When listening to Elmer Bernstein's score for Far From Heaven it is like time has been standing still for the last fifty years. Bernstein's score for the film, featuring one of Julian Moore's best performances ever, is in the same vein as the large romantic scores from the fifties. The kind of score they just don't normally do today. There's the delicate piano and the lush, dramatic strings. And the occasional cymbal crash. The score has even been mixed to sound like a score from the fifties - the big orchestral swells actually sound a little distorted and fragile. And it works! This is, however, something that is easier to notice when watching the film. It's possible that the soundtrack CD has been given a more traditional and modern sound.
In the film, the music is actually a little over the top at times. But not the kind of over the top that makes the viewer cringe, but rather generates a smile of recognition - this is, after all, what many of these old scores sounded like, although perhaps not that obvious and, at times, tongue-in-cheek. So it works, even if some of the more dark and dramatic scenes in the film actually made me smile a little, because of the music.

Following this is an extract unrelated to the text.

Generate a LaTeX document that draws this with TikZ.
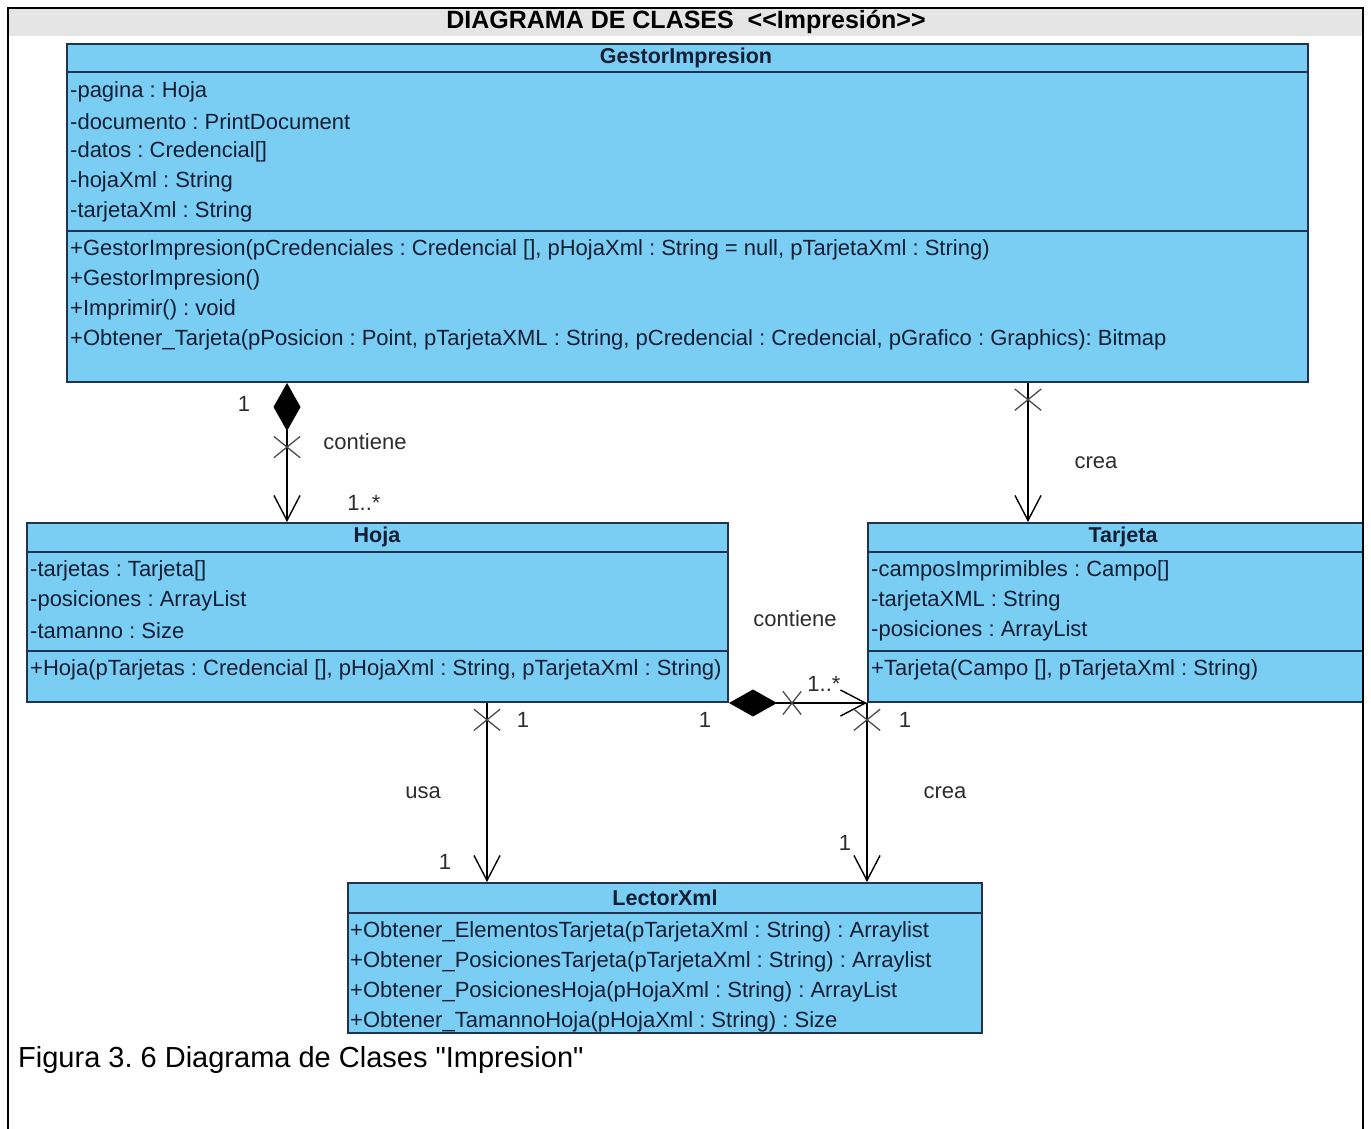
\documentclass[tikz,border=0pt]{standalone}
\usepackage{fontspec}
\setmainfont{Liberation Sans}
\usetikzlibrary{arrows.meta,shapes.misc}
\frenchspacing

\definecolor{boxfill}{RGB}{122,206,243}
\definecolor{boxline}{RGB}{30,52,80}
\definecolor{umltext}{RGB}{18,30,52}
\definecolor{labeltext}{RGB}{45,45,45}
\definecolor{bandgray}{RGB}{229,229,229}

\newcommand\umlsize{\fontsize{22}{26}\selectfont}
\newcommand\namesize{\fontsize{21.5}{26}\selectfont}

\tikzset{
  classbox/.style={draw=boxline, line width=2pt, fill=boxfill, rectangle, inner sep=0pt},
  sepline/.style={draw=boxline, line width=2pt},
  member/.style={anchor=west, inner sep=0pt, text=umltext, font=\umlsize},
  classname/.style={inner sep=0pt, text=umltext, font=\namesize\bfseries},
  assoclabel/.style={inner sep=0pt, text=labeltext, font=\umlsize},
  assoc/.style={draw=black, line width=1.4pt},
  navarrow/.style={-{Straight Barb[length=25pt,width=26pt]}},
  composite/.style={{Diamond[length=48pt,width=27pt,fill=black]}-{Straight Barb[length=25pt,width=26pt]}},
  xmarkv/.style={draw=black!70, line width=1.3pt, cross out, minimum width=25pt, minimum height=20pt, inner sep=0pt},
  xmarkh/.style={draw=black!70, line width=1.3pt, cross out, minimum width=17pt, minimum height=22pt, inner sep=0pt},
}

\begin{document}
\begin{tikzpicture}[x=1pt,y=-1pt]
\useasboundingbox (0,0) rectangle (1371,1129);

% title band
\fill[bandgray] (9,9) rectangle (1362,36);
\node[inner sep=0pt, font=\fontsize{25}{28}\selectfont\bfseries] (title) at (686,22) {DIAGRAMA DE CLASES \ <{}<Impresión>{}>};

% ---------- GestorImpresion ----------
\node[classbox, minimum width=1241pt, minimum height=338pt] (gi) at (687.5,213) {};
\draw[sepline] (gi.west |- 0,72) -- (gi.east |- 0,72);
\draw[sepline] (gi.west |- 0,231) -- (gi.east |- 0,231);
\node[classname] (gi-name) at (686,58) {GestorImpresion};
\node[member] (gi-a1) at (70,92)  {-pagina : Hoja};
\node[member] (gi-a2) at (70,122) {-documento : PrintDocument};
\node[member] (gi-a3) at (70,152) {-datos : Credencial[]};
\node[member] (gi-a4) at (70,182) {-hojaXml : String};
\node[member] (gi-a5) at (70,212) {-tarjetaXml : String};
\node[member] (gi-o1) at (70,250) {+GestorImpresion(pCredenciales : Credencial [], pHojaXml : String = null, pTarjetaXml : String)};
\node[member] (gi-o2) at (70,280) {+GestorImpresion()};
\node[member] (gi-o3) at (70,310) {+Imprimir() : void};
\node[member] (gi-o4) at (70,340) {+Obtener\_Tarjeta(pPosicion : Point, pTarjetaXML : String, pCredencial : Credencial, pGrafico : Graphics): Bitmap};

% ---------- Hoja ----------
\node[classbox, minimum width=701pt, minimum height=179pt] (hoja) at (377.5,612.5) {};
\draw[sepline] (hoja.west |- 0,552) -- (hoja.east |- 0,552);
\draw[sepline] (hoja.west |- 0,651) -- (hoja.east |- 0,651);
\node[classname] (hoja-name) at (377,537) {Hoja};
\node[member] (hoja-a1) at (30,571) {-tarjetas : Tarjeta[]};
\node[member] (hoja-a2) at (30,601) {-posiciones : ArrayList};
\node[member] (hoja-a3) at (30,631) {-tamanno : Size};
\node[member] (hoja-o1) at (30,670) {+Hoja(pTarjetas : Credencial [], pHojaXml : String, pTarjetaXml : String)};

% ---------- Tarjeta ----------
\node[classbox, minimum width=495pt, minimum height=179pt] (tarjeta) at (1115.5,612.5) {};
\draw[sepline] (tarjeta.west |- 0,552) -- (tarjeta.east |- 0,552);
\draw[sepline] (tarjeta.west |- 0,651) -- (tarjeta.east |- 0,651);
\node[classname] (tarjeta-name) at (1123,537) {Tarjeta};
\node[member] (tarjeta-a1) at (871,571) {-camposImprimibles : Campo[]};
\node[member] (tarjeta-a2) at (871,601) {-tarjetaXML : String};
\node[member] (tarjeta-a3) at (871,631) {-posiciones : ArrayList};
\node[member] (tarjeta-o1) at (871,670) {+Tarjeta(Campo [], pTarjetaXml : String)};

% ---------- LectorXml ----------
\node[classbox, minimum width=634pt, minimum height=150pt] (lx) at (665,958) {};
\draw[sepline] (lx.west |- 0,913) -- (lx.east |- 0,913);
\node[classname] (lx-name) at (665,898) {LectorXml};
\node[member] (lx-o1) at (350,932)  {+Obtener\_ElementosTarjeta(pTarjetaXml : String) : Arraylist};
\node[member] (lx-o2) at (350,962)  {+Obtener\_PosicionesTarjeta(pTarjetaXml : String) : Arraylist};
\node[member] (lx-o3) at (350,992)  {+Obtener\_PosicionesHoja(pHojaXml : String) : ArrayList};
\node[member] (lx-o4) at (350,1022) {+Obtener\_TamannoHoja(pHojaXml : String) : Size};

% ---------- connectors ----------
\coordinate (c1) at (287,0);
\coordinate (c2) at (1028,0);
\coordinate (c4) at (487,0);

% GestorImpresion <>-- Hoja
\draw[assoc, composite] (c1 |- gi.south) -- (c1 |- hoja.north)
  node[xmarkv, pos=0.461] (x1) {};
% GestorImpresion -- Tarjeta
\draw[assoc, navarrow] (c2 |- gi.south) -- (c2 |- tarjeta.north)
  node[xmarkv, pos=0.12] (x2) {};
% Hoja <>-- Tarjeta
\draw[assoc, composite] (hoja.south east) -- (tarjeta.south west)
  node[xmarkh, pos=0.457] (x3) {};
% Hoja -- LectorXml
\draw[assoc, navarrow] (c4 |- hoja.south) -- (c4 |- lx.north)
  node[xmarkv, pos=0.094] (x4) {};
% Tarjeta -- LectorXml
\draw[assoc, navarrow] (tarjeta.south west) -- (tarjeta.south west |- lx.north)
  node[xmarkv, pos=0.094] (x5) {};

% association labels and multiplicities
\node[assoclabel] (m1a) at (244,404) {1};
\node[assoclabel] (l1)  at (365,442) {contiene};
\node[assoclabel] (m1b) at (364,503) {1..*};
\node[assoclabel] (l2)  at (1096,463) {crea};
\node[assoclabel] (l3)  at (795,619) {contiene};
\node[assoclabel] (m3b) at (824,684) {1..*};
\node[assoclabel] (m3a) at (705,720) {1};
\node[assoclabel] (m4a) at (523,720) {1};
\node[assoclabel] (l4)  at (423,793) {usa};
\node[assoclabel] (m4b) at (445,862) {1};
\node[assoclabel] (m5a) at (905,720) {1};
\node[assoclabel] (l5)  at (945,793) {crea};
\node[assoclabel] (m5b) at (845,843) {1};

% caption
\node[anchor=west, inner sep=0pt, font=\fontsize{29}{34}\selectfont] (caption) at (18,1060) {Figura 3. 6 Diagrama de Clases \textquotedbl Impresion\textquotedbl};

% outer frame
\draw[line width=2.5pt] (8,1140) -- (8,8) -- (1363,8) -- (1363,1140);
\end{tikzpicture}
\end{document}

But on CD it works really well. The dramatic, dissonant chord in "Hit" is an excellent pastiche, as is the opening "Autumn in Connecticut", which starts with a delicate piano, presenting the main theme, before the rest of the orchestra joins in. What follows is an excellent and quite lovely score, full of beautiful piano and woodwind solos, layered with moments of orchestral richness, as well as moments of more quiet underscore. The scores slow theme, often performed by piano, backed up by subtle strings (such as in "Evening Rest") is a real beauty and conveys feelings of idyll, but also of loneliness. Berstein's writing for woodwinds also stands out, especially the low flute, backed up by soft strings and piano in "Prowl", as does the scores' jazz elements ("Miami" and, once again, "Prowl") and the more upbeat moments in cues like "Turning Point". But it is the melodramatic moments one remembers afterwards. I can't help but fall in love with the dramatic renditions of the main theme in "Party" and the already mentioned "Autumn in Connecticut". Fifties music from the 21st century at its best. And it's no wonder Bernstein was the one to write it. He was, after all, already working in the business back then.
I fully expect this score to get an Academy Award nomination. It truly deserves it.